O POVO: Como efetivar essa construção coletiva não apenas durante a reforma do museu, mas também na programação do MIS quando o equipamento voltar a receber público?

Silas: Nós vamos chamar segmentos para pensar o MIS e abrir uma discussão para todo mundo que se interessa na construção de um museu. Quando concluído, o museu em sua forma física, essa coletividade tem que ser continuada. Você não pode mais pensar em um museu sem espaço social: um museu público não pode fugir dessa questão, ele não pode fugir de pensar o entorno dele dentro da cidade e em todos os grupos que fazem esse processo.

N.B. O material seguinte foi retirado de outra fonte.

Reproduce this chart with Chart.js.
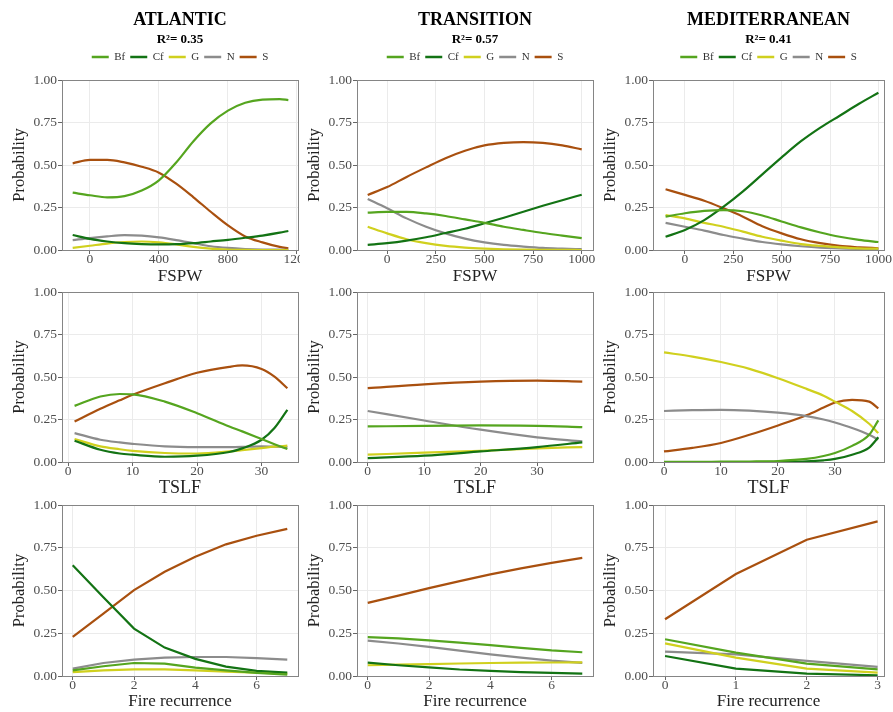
<!DOCTYPE html>
<html>
<head>
<meta charset="utf-8">
<script src="https://cdn.jsdelivr.net/npm/chart.js@4.4.1/dist/chart.umd.min.js"></script>
<style>
  html, body { margin: 0; padding: 0; background: #fff; }
  #fig { position: relative; width: 893px; height: 712px; overflow: hidden; background: #fff; }
  .panel { position: absolute; }
  .panel canvas { display: block; }
</style>
</head>
<body>
<div id="fig"></div>
<script>
// series + labels
var seriesNames = ['Bf', 'Cf', 'G', 'N', 'S'];
var seriesColors = ['#55a51f', '#137314', '#d0d01e', '#8c8c8c', '#a9500f'];
var regionNames = ['ATLANTIC', 'TRANSITION', 'MEDITERRANEAN'];
var regionR2 = ['R\u00b2= 0.35', 'R\u00b2= 0.57', 'R\u00b2= 0.41'];

// tick labels
var probTicks = [0, 0.25, 0.5, 0.75, 1];
var fspwTicksAtl = [0, 400, 800, 1200];
var fspwTicks = [0, 250, 500, 750, 1000];
var tslfTicks = [0, 10, 20, 30];
var fireTicks = [0, 2, 4, 6];
var fireTicksMed = [0, 1, 2, 3];

// Atlantic - FSPW
var atlFspwX  = [-100, 0, 100, 200, 300, 400, 500, 600, 700, 800, 900, 1000, 1100, 1150];
var atlFspwBf = [0.337, 0.322, 0.31, 0.317, 0.35, 0.41, 0.515, 0.64, 0.745, 0.82, 0.866, 0.885, 0.888, 0.882];
var atlFspwCf = [0.088, 0.065, 0.05, 0.04, 0.035, 0.033, 0.034, 0.04, 0.05, 0.06, 0.072, 0.085, 0.102, 0.112];
var atlFspwG  = [0.012, 0.025, 0.038, 0.047, 0.05, 0.045, 0.033, 0.018, 0.008, 0.003, 0.001, 0, 0, 0];
var atlFspwN  = [0.058, 0.07, 0.08, 0.087, 0.084, 0.074, 0.058, 0.04, 0.022, 0.012, 0.006, 0.003, 0.002, 0.001];
var atlFspwS  = [0.51, 0.53, 0.53, 0.515, 0.49, 0.455, 0.39, 0.31, 0.225, 0.145, 0.08, 0.045, 0.018, 0.01];

// Transition - FSPW
var traFspwX  = [-100, 0, 100, 200, 300, 400, 500, 600, 700, 800, 900, 1000];
var traFspwBf = [0.22, 0.224, 0.224, 0.215, 0.2, 0.18, 0.16, 0.137, 0.118, 0.1, 0.085, 0.07];
var traFspwCf = [0.03, 0.04, 0.055, 0.075, 0.1, 0.125, 0.157, 0.19, 0.225, 0.26, 0.293, 0.325];
var traFspwG  = [0.137, 0.098, 0.063, 0.04, 0.024, 0.014, 0.008, 0.004, 0.002, 0.001, 0.001, 0];
var traFspwN  = [0.30, 0.245, 0.186, 0.137, 0.098, 0.067, 0.045, 0.03, 0.02, 0.012, 0.008, 0.005];
var traFspwS  = [0.324, 0.37, 0.43, 0.486, 0.54, 0.584, 0.615, 0.63, 0.635, 0.63, 0.615, 0.592];

// Mediterranean - FSPW
var medFspwX  = [-100, 0, 100, 200, 300, 400, 500, 600, 700, 800, 900, 1000];
var medFspwBf = [0.196, 0.216, 0.23, 0.235, 0.228, 0.203, 0.168, 0.133, 0.103, 0.078, 0.06, 0.047];
var medFspwCf = [0.078, 0.118, 0.176, 0.255, 0.345, 0.445, 0.545, 0.64, 0.72, 0.79, 0.86, 0.925];
var medFspwG  = [0.206, 0.186, 0.16, 0.137, 0.108, 0.078, 0.055, 0.035, 0.024, 0.016, 0.01, 0.008];
var medFspwN  = [0.16, 0.137, 0.114, 0.088, 0.067, 0.047, 0.033, 0.022, 0.014, 0.01, 0.006, 0.004];
var medFspwS  = [0.357, 0.324, 0.29, 0.245, 0.196, 0.14, 0.098, 0.063, 0.04, 0.024, 0.016, 0.01];

// Atlantic - TSLF
var atlTslfX  = [1, 5, 8, 10, 15, 20, 25, 27, 30, 32, 34];
var atlTslfBf = [0.33, 0.385, 0.40, 0.398, 0.355, 0.287, 0.209, 0.18, 0.135, 0.105, 0.076];
var atlTslfCf = [0.125, 0.072, 0.05, 0.043, 0.031, 0.037, 0.059, 0.08, 0.131, 0.2, 0.307];
var atlTslfG  = [0.135, 0.092, 0.075, 0.066, 0.053, 0.05, 0.062, 0.07, 0.082, 0.09, 0.096];
var atlTslfN  = [0.17, 0.131, 0.115, 0.107, 0.092, 0.088, 0.088, 0.089, 0.092, 0.09, 0.088];
var atlTslfS  = [0.238, 0.313, 0.363, 0.395, 0.463, 0.525, 0.56, 0.568, 0.547, 0.502, 0.434];

// Transition - TSLF
var traTslfX  = [0, 10, 20, 30, 38];
var traTslfBf = [0.209, 0.213, 0.215, 0.213, 0.205];
var traTslfCf = [0.023, 0.037, 0.062, 0.088, 0.115];
var traTslfG  = [0.043, 0.055, 0.066, 0.08, 0.088];
var traTslfN  = [0.30, 0.244, 0.19, 0.145, 0.121];
var traTslfS  = [0.434, 0.457, 0.473, 0.479, 0.473];

// Mediterranean - TSLF
var medTslfX  = [0, 5, 10, 15, 20, 25, 28, 30, 33, 36, 37.6];
var medTslfBf = [0.001, 0.001, 0.002, 0.003, 0.006, 0.018, 0.035, 0.053, 0.095, 0.16, 0.245];
var medTslfCf = [0, 0, 0, 0, 0.001, 0.004, 0.01, 0.018, 0.043, 0.085, 0.145];
var medTslfG  = [0.645, 0.62, 0.588, 0.548, 0.493, 0.43, 0.39, 0.355, 0.30, 0.225, 0.17];
var medTslfN  = [0.30, 0.305, 0.307, 0.302, 0.29, 0.27, 0.25, 0.232, 0.2, 0.16, 0.132];
var medTslfS  = [0.062, 0.083, 0.112, 0.16, 0.215, 0.275, 0.32, 0.35, 0.365, 0.355, 0.315];

// Atlantic - fire recurrence
var atlFireX  = [0, 1, 2, 3, 4, 5, 6, 7];
var atlFireBf = [0.033, 0.057, 0.076, 0.072, 0.049, 0.033, 0.018, 0.008];
var atlFireCf = [0.648, 0.46, 0.277, 0.166, 0.10, 0.055, 0.03, 0.02];
var atlFireG  = [0.023, 0.033, 0.039, 0.039, 0.033, 0.025, 0.02, 0.014];
var atlFireN  = [0.043, 0.076, 0.096, 0.107, 0.111, 0.111, 0.105, 0.096];
var atlFireS  = [0.229, 0.365, 0.502, 0.61, 0.697, 0.77, 0.82, 0.86];

// Transition - fire recurrence
var traFireX  = [0, 1, 2, 3, 4, 5, 6, 7];
var traFireBf = [0.227, 0.22, 0.208, 0.195, 0.18, 0.165, 0.15, 0.139];
var traFireCf = [0.078, 0.063, 0.05, 0.038, 0.03, 0.023, 0.018, 0.014];
var traFireG  = [0.063, 0.066, 0.07, 0.073, 0.076, 0.078, 0.079, 0.08];
var traFireN  = [0.207, 0.19, 0.17, 0.148, 0.127, 0.108, 0.09, 0.077];
var traFireS  = [0.428, 0.47, 0.514, 0.555, 0.594, 0.629, 0.662, 0.691];

// Mediterranean - fire recurrence
var medFireX  = [0, 1, 2, 3];
var medFireBf = [0.215, 0.137, 0.072, 0.039];
var medFireCf = [0.117, 0.043, 0.014, 0.004];
var medFireG  = [0.191, 0.107, 0.043, 0.02];
var medFireN  = [0.143, 0.127, 0.088, 0.053];
var medFireS  = [0.332, 0.596, 0.797, 0.904];

// grid geometry (px)
var colLeft = [0, 298, 595], colRight = [300, 598, 893];
var plotLeft = [62, 357, 653], plotRight = [298, 593, 884];
var rowTop = [0, 280, 493], rowBottom = [290, 502, 712];
var areaTop = [80, 292, 505], areaBottom = [250, 462, 676];
var yTitlePad = [11.5, 8.5, 7.2];
var xTitleSize = [17, 18, 17], xTitlePad = [4.5, 5, 2];
var headerHeight = 72.5; // title 29 + subtitle 17.5 + legend 26

var serif = "'Liberation Serif', 'Times New Roman', serif";
Chart.defaults.font.family = serif;

var panels = [
  {row: 0, col: 0, xs: atlFspwX, ys: [atlFspwBf, atlFspwCf, atlFspwG, atlFspwN, atlFspwS], ticks: fspwTicksAtl, min: -162, max: 1206, xTitle: 'FSPW', smooth: true},
  {row: 0, col: 1, xs: traFspwX, ys: [traFspwBf, traFspwCf, traFspwG, traFspwN, traFspwS], ticks: fspwTicks, min: -155, max: 1058, xTitle: 'FSPW', smooth: true},
  {row: 0, col: 2, xs: medFspwX, ys: [medFspwBf, medFspwCf, medFspwG, medFspwN, medFspwS], ticks: fspwTicks, min: -165, max: 1029, xTitle: 'FSPW', smooth: true},
  {row: 1, col: 0, xs: atlTslfX, ys: [atlTslfBf, atlTslfCf, atlTslfG, atlTslfN, atlTslfS], ticks: tslfTicks, min: -0.95, max: 35.65, xTitle: 'TSLF', smooth: true},
  {row: 1, col: 1, xs: traTslfX, ys: [traTslfBf, traTslfCf, traTslfG, traTslfN, traTslfS], ticks: tslfTicks, min: -1.9, max: 39.9, xTitle: 'TSLF', smooth: true},
  {row: 1, col: 2, xs: medTslfX, ys: [medTslfBf, medTslfCf, medTslfG, medTslfN, medTslfS], ticks: tslfTicks, min: -1.93, max: 38.6, xTitle: 'TSLF', smooth: true},
  {row: 2, col: 0, xs: atlFireX, ys: [atlFireBf, atlFireCf, atlFireG, atlFireN, atlFireS], ticks: fireTicks, min: -0.35, max: 7.35, xTitle: 'Fire recurrence', smooth: false},
  {row: 2, col: 1, xs: traFireX, ys: [traFireBf, traFireCf, traFireG, traFireN, traFireS], ticks: fireTicks, min: -0.35, max: 7.35, xTitle: 'Fire recurrence', smooth: false},
  {row: 2, col: 2, xs: medFireX, ys: [medFireBf, medFireCf, medFireG, medFireN, medFireS], ticks: fireTicksMed, min: -0.17, max: 3.09, xTitle: 'Fire recurrence', smooth: false}
];

var fig = document.getElementById('fig');
var borderColor = '#858585';

function fixedTicks(list) {
  return function(scale) {
    scale.ticks = list.map(function(v) { return {value: v}; });
  };
}

function drawPanel(p) {
  var r = p.row, c = p.col;
  var first = r === 0;
  var wrap = document.createElement('div');
  wrap.className = 'panel';
  wrap.style.left = colLeft[c] + 'px';
  wrap.style.top = rowTop[r] + 'px';
  var canvas = document.createElement('canvas');
  canvas.width = colRight[c] - colLeft[c];
  canvas.height = rowBottom[r] - rowTop[r];
  wrap.appendChild(canvas);
  fig.appendChild(wrap);

  var topGap = areaTop[r] - rowTop[r] - (first ? headerHeight : 0);

  new Chart(canvas, {
    type: 'line',
    data: {
      datasets: seriesNames.map(function(name, i) {
        return {
          label: name,
          data: p.xs.map(function(x, j) { return {x: x, y: p.ys[i][j]}; }),
          borderColor: seriesColors[i],
          backgroundColor: seriesColors[i],
          borderWidth: 2.2,
          pointRadius: 0,
          pointHoverRadius: 0,
          pointBorderWidth: 2.6,
          cubicInterpolationMode: p.smooth ? 'monotone' : 'default',
          tension: 0,
          xAxisID: 'x',
          yAxisID: 'y'
        };
      })
    },
    options: {
      responsive: false,
      animation: false,
      events: [],
      layout: { padding: { top: 0, left: 0, bottom: 0, right: colRight[c] - plotRight[c] } },
      plugins: {
        title: {
          display: first, text: regionNames[c], fullSize: false, color: '#000',
          font: { size: 18, weight: 'bold', lineHeight: 1 },
          padding: { top: 11, bottom: 0 }
        },
        subtitle: {
          display: first, text: regionR2[c], fullSize: false, color: '#000',
          font: { size: 13, weight: 'bold', lineHeight: 1 },
          padding: { top: 4.5, bottom: 0 }
        },
        legend: {
          display: first, position: 'top', fullSize: false,
          labels: {
            usePointStyle: true, pointStyle: 'line', pointStyleWidth: 17,
            padding: 5, color: '#333', font: { size: 11 }
          }
        },
        tooltip: { enabled: false }
      },
      scales: {
        x: {
          type: 'linear', position: 'bottom', min: p.min, max: p.max,
          afterBuildTicks: fixedTicks(p.ticks),
          afterFit: function(s) { s.height = rowBottom[r] - areaBottom[r]; s.paddingLeft = 0; s.paddingRight = 0; },
          grid: { color: '#ebebeb', lineWidth: 1, tickLength: 4, tickColor: '#666', tickWidth: 1 },
          border: { display: true, color: borderColor, width: 1 },
          ticks: {
            color: '#4d4d4d', padding: -2.5, maxRotation: 0, autoSkip: false,
            font: { size: 13.5 },
            callback: function(v) { return String(v); }
          },
          title: {
            display: true, text: p.xTitle, color: '#222',
            font: { size: xTitleSize[r], lineHeight: 1 },
            padding: { top: 0, bottom: xTitlePad[r] }
          }
        },
        y: {
          type: 'linear', position: 'left', min: 0, max: 1,
          afterBuildTicks: fixedTicks(probTicks),
          afterFit: function(s) { s.width = plotLeft[c] - colLeft[c]; s.paddingTop = 0; s.paddingBottom = 0; },
          grid: { color: '#ebebeb', lineWidth: 1, tickLength: 4, tickColor: '#666', tickWidth: 1 },
          border: { display: true, color: borderColor, width: 1 },
          ticks: {
            color: '#4d4d4d', padding: 1,
            font: { size: 13.5 },
            callback: function(v) { return v.toFixed(2); }
          },
          title: {
            display: true, text: 'Probability', color: '#222',
            font: { size: 16.5, lineHeight: 1 },
            padding: { top: yTitlePad[c], bottom: 0 }
          }
        },
        // top and right frame of the panel
        x2: {
          type: 'linear', position: 'top',
          afterFit: function(s) { s.height = topGap; s.paddingLeft = 0; s.paddingRight = 0; },
          grid: { display: false },
          border: { display: true, color: borderColor, width: 1 },
          ticks: { display: false }
        },
        y2: {
          type: 'linear', position: 'right',
          afterFit: function(s) { s.width = 0; s.paddingTop = 0; s.paddingBottom = 0; },
          grid: { display: false },
          border: { display: true, color: borderColor, width: 1 },
          ticks: { display: false }
        }
      }
    }
  });
}

panels.forEach(drawPanel);
</script>
</body>
</html>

O POVO: Atualmente, o acervo do MIS encontra-se em processo de catalogação em uma casa na rua Silva Paulet. Como pensar a preservação?

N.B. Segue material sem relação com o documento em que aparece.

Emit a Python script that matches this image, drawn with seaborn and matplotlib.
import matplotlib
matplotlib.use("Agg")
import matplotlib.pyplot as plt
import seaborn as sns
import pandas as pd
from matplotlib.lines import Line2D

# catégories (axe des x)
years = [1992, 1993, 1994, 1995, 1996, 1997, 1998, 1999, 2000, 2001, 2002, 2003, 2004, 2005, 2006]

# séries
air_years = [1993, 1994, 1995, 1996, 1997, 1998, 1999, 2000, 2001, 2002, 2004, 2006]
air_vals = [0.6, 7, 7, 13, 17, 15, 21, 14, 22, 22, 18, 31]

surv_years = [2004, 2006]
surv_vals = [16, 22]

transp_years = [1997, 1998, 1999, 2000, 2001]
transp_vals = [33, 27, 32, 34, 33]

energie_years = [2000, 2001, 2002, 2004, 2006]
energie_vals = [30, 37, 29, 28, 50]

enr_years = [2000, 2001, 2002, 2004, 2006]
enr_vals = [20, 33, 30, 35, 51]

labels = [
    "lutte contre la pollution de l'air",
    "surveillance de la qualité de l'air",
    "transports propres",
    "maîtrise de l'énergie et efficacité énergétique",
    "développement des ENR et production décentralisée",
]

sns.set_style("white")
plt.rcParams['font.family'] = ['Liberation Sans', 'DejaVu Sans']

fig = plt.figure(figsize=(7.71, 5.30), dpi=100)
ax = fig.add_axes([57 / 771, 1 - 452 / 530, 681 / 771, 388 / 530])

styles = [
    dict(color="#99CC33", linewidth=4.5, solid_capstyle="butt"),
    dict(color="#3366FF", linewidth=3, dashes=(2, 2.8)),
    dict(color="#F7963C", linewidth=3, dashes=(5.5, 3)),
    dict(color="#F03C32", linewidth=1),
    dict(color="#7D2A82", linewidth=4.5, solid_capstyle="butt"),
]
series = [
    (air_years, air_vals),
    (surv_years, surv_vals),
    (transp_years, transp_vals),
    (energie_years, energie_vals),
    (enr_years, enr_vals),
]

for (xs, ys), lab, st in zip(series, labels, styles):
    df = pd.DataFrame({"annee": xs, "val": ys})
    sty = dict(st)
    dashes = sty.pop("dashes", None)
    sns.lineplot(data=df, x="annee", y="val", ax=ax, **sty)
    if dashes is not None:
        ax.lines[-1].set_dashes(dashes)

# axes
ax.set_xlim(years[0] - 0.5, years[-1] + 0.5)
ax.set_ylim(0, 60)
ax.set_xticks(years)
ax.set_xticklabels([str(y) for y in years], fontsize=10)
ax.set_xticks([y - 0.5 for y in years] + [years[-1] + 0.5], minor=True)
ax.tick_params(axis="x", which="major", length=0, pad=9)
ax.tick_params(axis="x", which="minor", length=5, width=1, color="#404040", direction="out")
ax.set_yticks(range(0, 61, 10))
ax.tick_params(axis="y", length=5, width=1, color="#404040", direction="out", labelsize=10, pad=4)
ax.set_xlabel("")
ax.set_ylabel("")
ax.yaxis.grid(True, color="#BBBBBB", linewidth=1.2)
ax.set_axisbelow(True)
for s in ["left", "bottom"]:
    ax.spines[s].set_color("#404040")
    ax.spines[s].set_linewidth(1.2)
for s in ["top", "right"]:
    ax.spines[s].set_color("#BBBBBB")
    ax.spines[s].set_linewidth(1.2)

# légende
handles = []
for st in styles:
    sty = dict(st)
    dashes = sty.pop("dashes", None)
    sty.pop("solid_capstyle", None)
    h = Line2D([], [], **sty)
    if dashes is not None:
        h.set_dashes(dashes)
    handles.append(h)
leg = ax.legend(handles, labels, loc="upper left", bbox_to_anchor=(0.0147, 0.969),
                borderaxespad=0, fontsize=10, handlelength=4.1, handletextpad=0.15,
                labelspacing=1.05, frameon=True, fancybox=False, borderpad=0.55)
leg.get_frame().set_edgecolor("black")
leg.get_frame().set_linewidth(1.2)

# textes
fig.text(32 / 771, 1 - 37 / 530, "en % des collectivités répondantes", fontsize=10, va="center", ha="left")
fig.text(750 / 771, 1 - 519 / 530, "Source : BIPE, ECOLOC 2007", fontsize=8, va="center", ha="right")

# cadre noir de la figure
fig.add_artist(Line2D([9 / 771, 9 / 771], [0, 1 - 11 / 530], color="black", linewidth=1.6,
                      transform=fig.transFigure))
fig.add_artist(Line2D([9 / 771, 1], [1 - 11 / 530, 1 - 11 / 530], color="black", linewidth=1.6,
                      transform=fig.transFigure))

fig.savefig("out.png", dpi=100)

Silas: Pensar o acervo do MIS é a grande questão. Veja bem, nós não temos uma política de acervo no Estado. A gente já entrou em contato com um especialista em São Paulo, a Patrícia de Filippi, para fazer um levantamento do acervo - o Xico Aragão é o guardião que está cuidando. Tem coisas que nem deveriam estar no Acervo do MIS, tem coisas que estão deterioradas demais, então vamos criar um grupo formado para trabalhar em fundamentalmente construir uma política de Estado. Os acervos do Ceará precisam ser discutidos de uma forma mais consistente e isso vai ser feito.

O POVO: Além da estrutura física, entretanto, é necessário que o cearense se veja nesse museu. Quais dispositivos geram desejo de construir espaços públicos?

Silas: É para isso que a comunidade é fundamental. O museu é um misto de turismo e educação, mas eu não posso pensar os museus só como lazer. Os frequentadores do museus estão esperando também apreensão e aprendizado cognitivo. Eu posso trabalhar no que eu chamo, nessas construções de narrativas, de a arte de encantar. Nós temos é que quem vai ao museu é o pessoal de fora. Trazer a comunidade para dentro do museu é o nosso primeiro desafio. Assim, ela se torna parceira e cúmplice.